Стеф обнимает меня и говорит слова утешения, говорит, что она мне поможет, но я никогда не позволю ей это сделать. Прямо сейчас я вообще мало что понимаю.
Врач вводит Аве инсулин в живот, показывая мне, как это делается. Я заставляю себя сосредоточиться, пытаюсь прорваться сквозь туман и внимательно слушать. Ава, кажется, ничего не замечает, она лишь слегка извивается, но все так же спит. Стеф тоже внимательно следит за всем, говоря мне, что, возможно, когда-нибудь и ей придется это делать, если я не смогу.
А потом, видимо по доброте душевной, врач отдает мне флакон с инсулином и пакет с иглами и говорит, что этого хватит на месяц. Он так же выписывает рецепт для Авы и говорит мне, что нам все еще нужен монитор, он быстро показывает мне на мониторе больницы как им пользоваться, чтобы убедиться, что уровень сахара в норме. Он так же говорит, что позже я могу воспользоваться услугами медсестры или специального человека, которые снова покажут мне, как все делать правильно, а так же помогут скорректировать ее диету.

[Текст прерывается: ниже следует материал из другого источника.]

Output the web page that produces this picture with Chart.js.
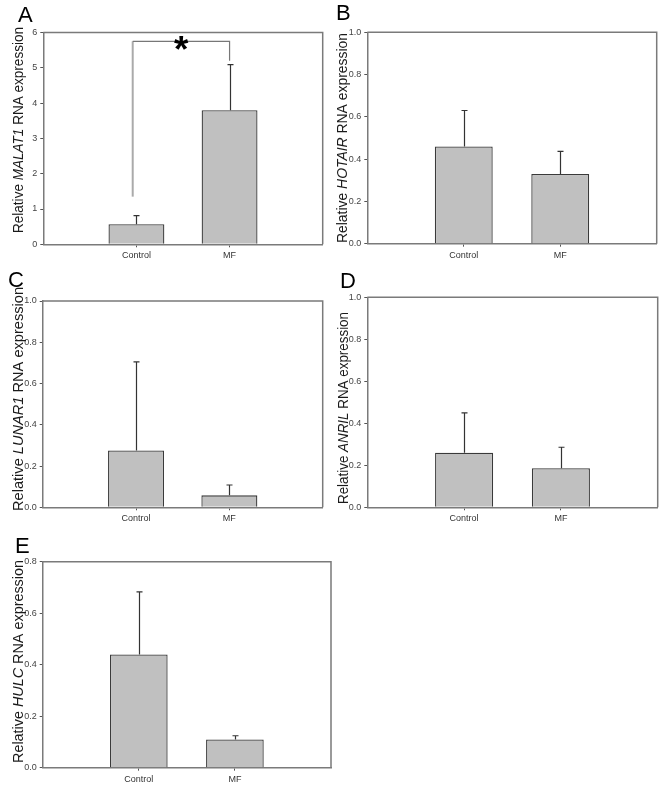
<!DOCTYPE html>
<html>
<head>
<meta charset="utf-8">
<script src="https://cdn.jsdelivr.net/npm/chart.js@4.4.1/dist/chart.umd.min.js"></script>
<style>
  body { margin: 0; background: #fff; width: 669px; height: 799px; position: relative; overflow: hidden; }
  canvas { position: absolute; }
</style>
</head>
<body>
<canvas id="cA" width="334" height="266"></canvas>
<canvas id="cB" width="349" height="266"></canvas>
<canvas id="cC" width="334" height="266"></canvas>
<canvas id="cD" width="349" height="266"></canvas>
<canvas id="cE" width="334" height="267"></canvas>
<script>
// 數據
const categories = ['', 'Control', 'MF', ''];
const genes = ['MALAT1', 'HOTAIR', 'LUNAR1', 'ANRIL', 'HULC'];
const letters = ['A', 'B', 'C', 'D', 'E'];
const meanMALAT1 = [0.57, 3.80];
const sdMALAT1 = [0.24, 1.29];
const meanHOTAIR = [0.46, 0.33];
const sdHOTAIR = [0.17, 0.107];
const meanLUNAR1 = [0.275, 0.058];
const sdLUNAR1 = [0.43, 0.05];
const meanANRIL = [0.26, 0.186];
const sdANRIL = [0.19, 0.10];
const meanHULC = [0.44, 0.11];
const sdHULC = [0.243, 0.014];
const yMax = [6, 1, 1, 1, 0.8];
const yStep = [1, 0.2, 0.2, 0.2, 0.2];
// 顯著性標記 (A)
const sigX = [0.96, 2.0];
const sigY = 5.75;
const sigLegBottom = [1.35, 5.2];

const means = [meanMALAT1, meanHOTAIR, meanLUNAR1, meanANRIL, meanHULC];
const sds = [sdMALAT1, sdHOTAIR, sdLUNAR1, sdANRIL, sdHULC];

// 版面 (page px)
const boxes = [
  { id: 'cA', x: 0,   y: 0,   w: 334, h: 266, L: 43.3,  R: 322.7, T: 32.5,  B: 244.3 },
  { id: 'cB', x: 320, y: 0,   w: 349, h: 266, L: 367.3, R: 656.7, T: 32.3,  B: 243.7 },
  { id: 'cC', x: 0,   y: 266, w: 334, h: 266, L: 42.7,  R: 322.7, T: 301,   B: 507.3 },
  { id: 'cD', x: 320, y: 266, w: 349, h: 266, L: 367.3, R: 657.7, T: 297.3, B: 507.3 },
  { id: 'cE', x: 0,   y: 532, w: 334, h: 267, L: 42.7,  R: 332.3, T: 561.7, B: 767.7 }
];
const titles = [
  { bx: 22.5,  cy: 130,   len: 206 },
  { bx: 347,   cy: 138,   len: 210 },
  { bx: 22.5,  cy: 399,   len: 224 },
  { bx: 347.5, cy: 408,   len: 192 },
  { bx: 22.5,  cy: 661.5, len: 203 }
];
const letterPos = [
  { x: 18, y: 22 }, { x: 336, y: 20 }, { x: 8, y: 287 }, { x: 340, y: 288 }, { x: 15, y: 553 }
];

const FONT = '"Liberation Sans", Arial, sans-serif';
const AXIS = '#7a7a7a';

function drawTitle(ctx, gene, bx, cy, len) {
  const parts = [['Relative ', false], [gene, true], [' RNA expression', false]];
  const size = 15;
  const fontOf = it => (it ? 'italic ' : '') + size + 'px ' + FONT;
  let w = 0;
  parts.forEach(p => { ctx.font = fontOf(p[1]); w += ctx.measureText(p[0]).width; });
  ctx.save();
  ctx.translate(bx, cy);
  ctx.rotate(-Math.PI / 2);
  ctx.scale(len / w, 1);
  ctx.fillStyle = '#1a1a1a';
  ctx.textBaseline = 'alphabetic';
  ctx.textAlign = 'left';
  let xx = -w / 2;
  parts.forEach(p => {
    ctx.font = fontOf(p[1]);
    ctx.fillText(p[0], xx, 0);
    xx += ctx.measureText(p[0]).width;
  });
  ctx.restore();
}

const deco = {
  id: 'deco',
  afterDatasetsDraw(chart, args, opts) {
    const i = opts.index, b = boxes[i];
    const { ctx, chartArea: a, scales: { x, y } } = chart;
    ctx.save();
    // 誤差線
    ctx.strokeStyle = '#333';
    ctx.lineWidth = 1.2;
    means[i].forEach((m, k) => {
      const px = Math.round(x.getPixelForValue(k + 1)) + 0.5;
      const y0 = y.getPixelForValue(m), y1 = y.getPixelForValue(m + sds[i][k]);
      ctx.beginPath();
      ctx.moveTo(px, y0); ctx.lineTo(px, y1);
      ctx.moveTo(px - 3, y1); ctx.lineTo(px + 3, y1);
      ctx.stroke();
    });
    // 外框
    ctx.strokeStyle = AXIS;
    ctx.lineWidth = 1.5;
    ctx.beginPath();
    ctx.moveTo(a.left, a.top); ctx.lineTo(a.right, a.top); ctx.lineTo(a.right, a.bottom);
    ctx.stroke();
    // 顯著性
    if (i === 0) {
      const xl = x.getPixelForValue(sigX[0]), xr = x.getPixelForValue(sigX[1]);
      const yt = y.getPixelForValue(sigY);
      ctx.strokeStyle = '#aaa'; ctx.lineWidth = 2;
      ctx.beginPath(); ctx.moveTo(xl, yt); ctx.lineTo(xl, y.getPixelForValue(sigLegBottom[0])); ctx.stroke();
      ctx.strokeStyle = '#777'; ctx.lineWidth = 1.2;
      ctx.beginPath();
      ctx.moveTo(xl, yt); ctx.lineTo(xr, yt); ctx.lineTo(xr, y.getPixelForValue(sigLegBottom[1]));
      ctx.stroke();
      // 星號
      ctx.font = 'bold 100px ' + FONT;
      const m = ctx.measureText('*');
      const h100 = m.actualBoundingBoxAscent + m.actualBoundingBoxDescent;
      const s = 100 * 14 / h100;
      ctx.font = 'bold ' + s + 'px ' + FONT;
      const m2 = ctx.measureText('*');
      const cx = (xl + xr) / 2, cy = yt + 1.5;
      ctx.fillStyle = '#000';
      ctx.textAlign = 'center';
      ctx.textBaseline = 'alphabetic';
      ctx.fillText('*', cx, cy + (m2.actualBoundingBoxAscent - m2.actualBoundingBoxDescent) / 2);
    }
    // 軸標題與字母
    drawTitle(ctx, genes[i], titles[i].bx - b.x, titles[i].cy - b.y, titles[i].len);
    ctx.fillStyle = '#000';
    ctx.font = '22px ' + FONT;
    ctx.textAlign = 'left';
    ctx.textBaseline = 'alphabetic';
    ctx.fillText(letters[i], letterPos[i].x - b.x, letterPos[i].y - b.y);
    ctx.restore();
  }
};

boxes.forEach((b, i) => {
  const cv = document.getElementById(b.id);
  cv.style.left = b.x + 'px';
  cv.style.top = b.y + 'px';
  const yw = b.L - b.x, xh = b.y + b.h - b.B;
  new Chart(cv.getContext('2d'), {
    type: 'bar',
    data: {
      labels: categories,
      datasets: [{
        data: [null, means[i][0], means[i][1], null],
        backgroundColor: '#c0c0c0',
        borderColor: '#3a3a3a',
        borderWidth: 1.3,
        categoryPercentage: 0.6,
        barPercentage: 1
      }]
    },
    options: {
      responsive: false,
      animation: false,
      devicePixelRatio: 1,
      layout: { padding: { top: b.T - b.y, right: b.x + b.w - b.R, left: 0, bottom: 0 } },
      plugins: { legend: { display: false }, tooltip: { enabled: false }, deco: { index: i } },
      scales: {
        x: {
          offset: false,
          grid: {
            offset: false, drawOnChartArea: false, tickLength: 3,
            color: c => (c.tick && c.tick.label) ? '#555' : 'rgba(0,0,0,0)'
          },
          border: { color: AXIS, width: 1.5 },
          ticks: { font: { size: 9, family: FONT }, color: '#333', padding: 3, maxRotation: 0, autoSkip: false },
          afterFit: s => { s.height = xh; }
        },
        y: {
          min: 0, max: yMax[i],
          grid: { drawOnChartArea: false, tickLength: 3, color: '#555' },
          border: { color: AXIS, width: 1.5 },
          ticks: {
            stepSize: yStep[i], font: { size: 9, family: FONT }, color: '#444', padding: 3,
            callback: v => i === 0 ? String(Math.round(v)) : v.toFixed(1)
          },
          afterFit: s => { s.width = yw; }
        }
      }
    },
    plugins: [deco]
  });
});
</script>
</body>
</html>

Тяжело принять все это, и я не знаю, как справлюсь с этим. Знаю, что мне надо увидеть врача Авы и высказать ему все, что я о нем думаю. Надеюсь, он сможет мне объяснить, как, черт возьми, он это упустил.
Еще несколько часов Ава остается под наблюдением. Время идет медленно, особенно ночью, особенно в больнице.
Постепенно, она начинает выглядеть лучше. Она все еще спит, но ее кожа нормального цвета, дыхание ровное. Медсестра говорит мне, что через час я могу забрать ее домой.
Я смотрю на Стеф, она бледна от усталости.